== SUPPLIED RECORDS
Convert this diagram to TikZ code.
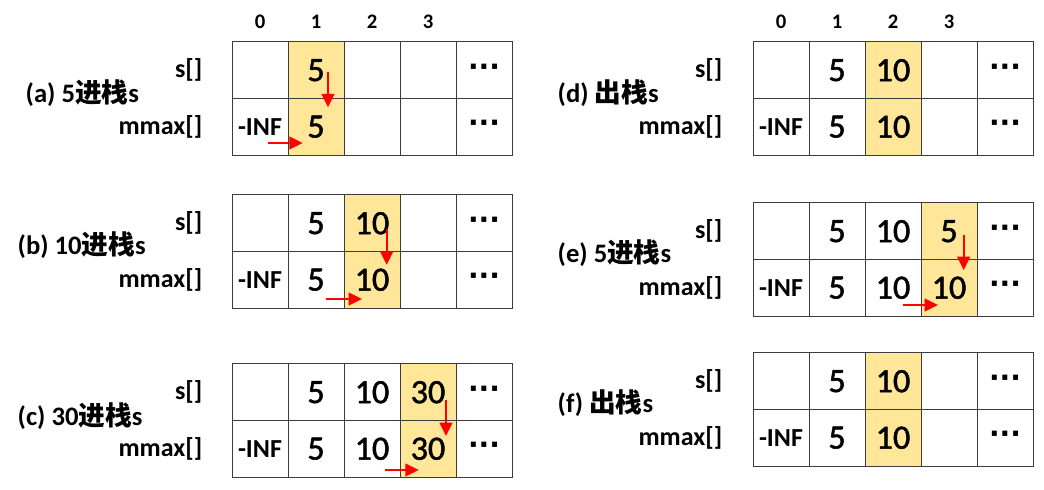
====
== SUPPLIED RECORDS
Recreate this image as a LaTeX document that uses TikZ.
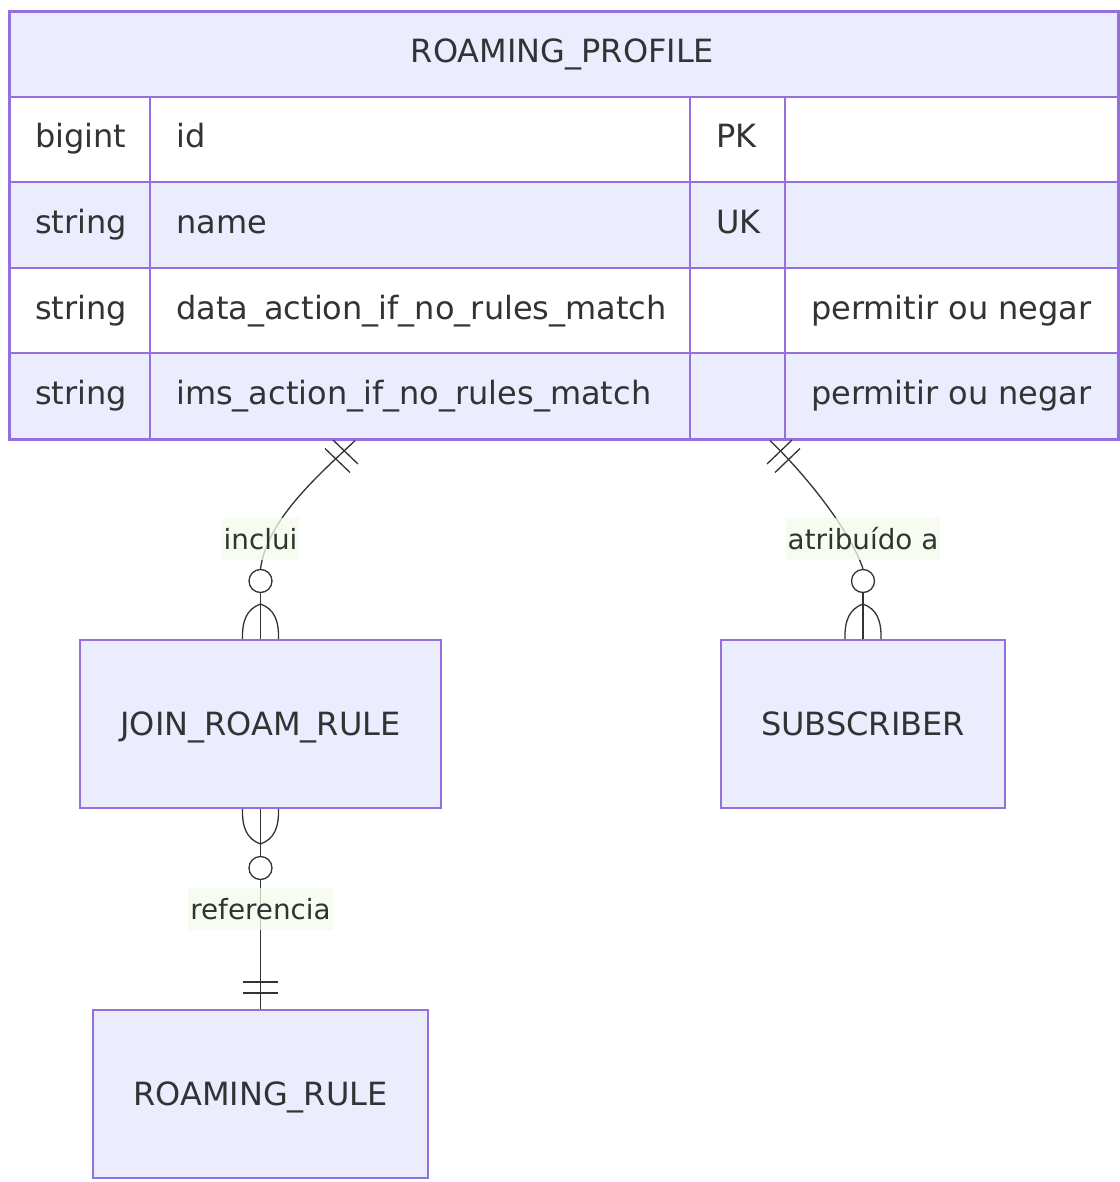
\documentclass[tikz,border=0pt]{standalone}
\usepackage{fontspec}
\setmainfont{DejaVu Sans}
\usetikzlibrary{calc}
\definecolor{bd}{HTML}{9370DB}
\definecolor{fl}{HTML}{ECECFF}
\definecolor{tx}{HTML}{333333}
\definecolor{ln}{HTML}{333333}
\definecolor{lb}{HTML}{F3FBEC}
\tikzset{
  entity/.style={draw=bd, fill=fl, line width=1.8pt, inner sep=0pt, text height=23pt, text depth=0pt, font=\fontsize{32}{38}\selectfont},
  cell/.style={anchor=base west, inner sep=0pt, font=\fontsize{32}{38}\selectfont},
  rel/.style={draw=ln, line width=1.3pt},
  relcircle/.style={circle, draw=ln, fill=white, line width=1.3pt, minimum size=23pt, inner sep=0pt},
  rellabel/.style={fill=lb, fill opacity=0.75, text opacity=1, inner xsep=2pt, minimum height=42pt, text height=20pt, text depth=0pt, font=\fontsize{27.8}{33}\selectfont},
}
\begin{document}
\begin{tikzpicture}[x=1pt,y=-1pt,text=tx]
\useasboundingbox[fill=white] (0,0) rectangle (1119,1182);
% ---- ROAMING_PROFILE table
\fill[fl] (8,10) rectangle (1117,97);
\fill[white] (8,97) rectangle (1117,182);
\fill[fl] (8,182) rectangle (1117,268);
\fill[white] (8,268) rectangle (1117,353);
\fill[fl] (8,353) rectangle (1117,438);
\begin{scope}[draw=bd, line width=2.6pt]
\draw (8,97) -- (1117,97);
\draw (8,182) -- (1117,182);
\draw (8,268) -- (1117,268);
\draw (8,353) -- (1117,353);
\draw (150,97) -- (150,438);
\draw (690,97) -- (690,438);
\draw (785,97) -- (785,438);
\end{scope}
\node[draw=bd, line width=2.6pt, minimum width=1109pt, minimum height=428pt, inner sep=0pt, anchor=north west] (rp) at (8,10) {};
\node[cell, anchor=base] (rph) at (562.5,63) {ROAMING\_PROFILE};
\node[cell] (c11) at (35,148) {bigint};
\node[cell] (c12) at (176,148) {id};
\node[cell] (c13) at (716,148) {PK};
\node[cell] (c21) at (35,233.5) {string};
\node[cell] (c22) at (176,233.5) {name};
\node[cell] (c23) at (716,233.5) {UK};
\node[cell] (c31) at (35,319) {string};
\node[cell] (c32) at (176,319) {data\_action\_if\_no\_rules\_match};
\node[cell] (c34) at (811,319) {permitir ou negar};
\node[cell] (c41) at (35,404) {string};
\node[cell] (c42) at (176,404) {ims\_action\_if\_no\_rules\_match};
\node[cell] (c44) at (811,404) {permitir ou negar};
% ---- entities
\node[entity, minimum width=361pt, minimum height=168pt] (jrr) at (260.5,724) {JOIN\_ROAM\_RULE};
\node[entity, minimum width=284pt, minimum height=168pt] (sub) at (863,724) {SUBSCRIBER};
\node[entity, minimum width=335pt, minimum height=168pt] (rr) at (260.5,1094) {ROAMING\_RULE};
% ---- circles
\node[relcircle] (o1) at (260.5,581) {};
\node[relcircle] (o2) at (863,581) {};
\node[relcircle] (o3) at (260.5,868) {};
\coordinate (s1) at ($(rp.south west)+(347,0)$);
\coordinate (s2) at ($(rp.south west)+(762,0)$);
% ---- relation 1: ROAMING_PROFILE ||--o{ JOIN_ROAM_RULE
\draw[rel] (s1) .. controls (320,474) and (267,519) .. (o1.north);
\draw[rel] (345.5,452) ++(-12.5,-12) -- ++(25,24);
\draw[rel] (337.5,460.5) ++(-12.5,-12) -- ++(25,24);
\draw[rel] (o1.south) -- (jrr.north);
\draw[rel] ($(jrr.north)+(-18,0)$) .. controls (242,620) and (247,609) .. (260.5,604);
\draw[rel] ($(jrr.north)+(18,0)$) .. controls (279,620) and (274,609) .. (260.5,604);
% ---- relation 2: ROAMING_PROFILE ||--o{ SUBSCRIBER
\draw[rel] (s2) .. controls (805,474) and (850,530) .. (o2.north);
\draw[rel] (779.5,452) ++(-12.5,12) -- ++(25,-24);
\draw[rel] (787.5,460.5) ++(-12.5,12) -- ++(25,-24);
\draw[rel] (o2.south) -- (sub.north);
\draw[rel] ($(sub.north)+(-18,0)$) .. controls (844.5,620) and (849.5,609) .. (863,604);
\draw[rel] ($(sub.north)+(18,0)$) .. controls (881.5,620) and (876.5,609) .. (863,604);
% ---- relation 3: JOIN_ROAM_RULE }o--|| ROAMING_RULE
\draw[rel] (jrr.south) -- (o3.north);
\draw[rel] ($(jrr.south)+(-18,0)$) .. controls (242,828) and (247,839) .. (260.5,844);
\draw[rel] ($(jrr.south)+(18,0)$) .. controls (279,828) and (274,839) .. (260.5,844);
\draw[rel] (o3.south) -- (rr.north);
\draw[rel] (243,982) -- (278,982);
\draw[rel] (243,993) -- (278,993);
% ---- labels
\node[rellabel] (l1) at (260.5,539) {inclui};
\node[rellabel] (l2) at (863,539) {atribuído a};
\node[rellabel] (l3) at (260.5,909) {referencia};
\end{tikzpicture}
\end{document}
====
_EXERCISE DESCRIPTION_
Locate the word "this" in the records above, and return each line that has it.

_SOLUTION_
Convert this diagram to TikZ code.
Recreate this image as a LaTeX document that uses TikZ.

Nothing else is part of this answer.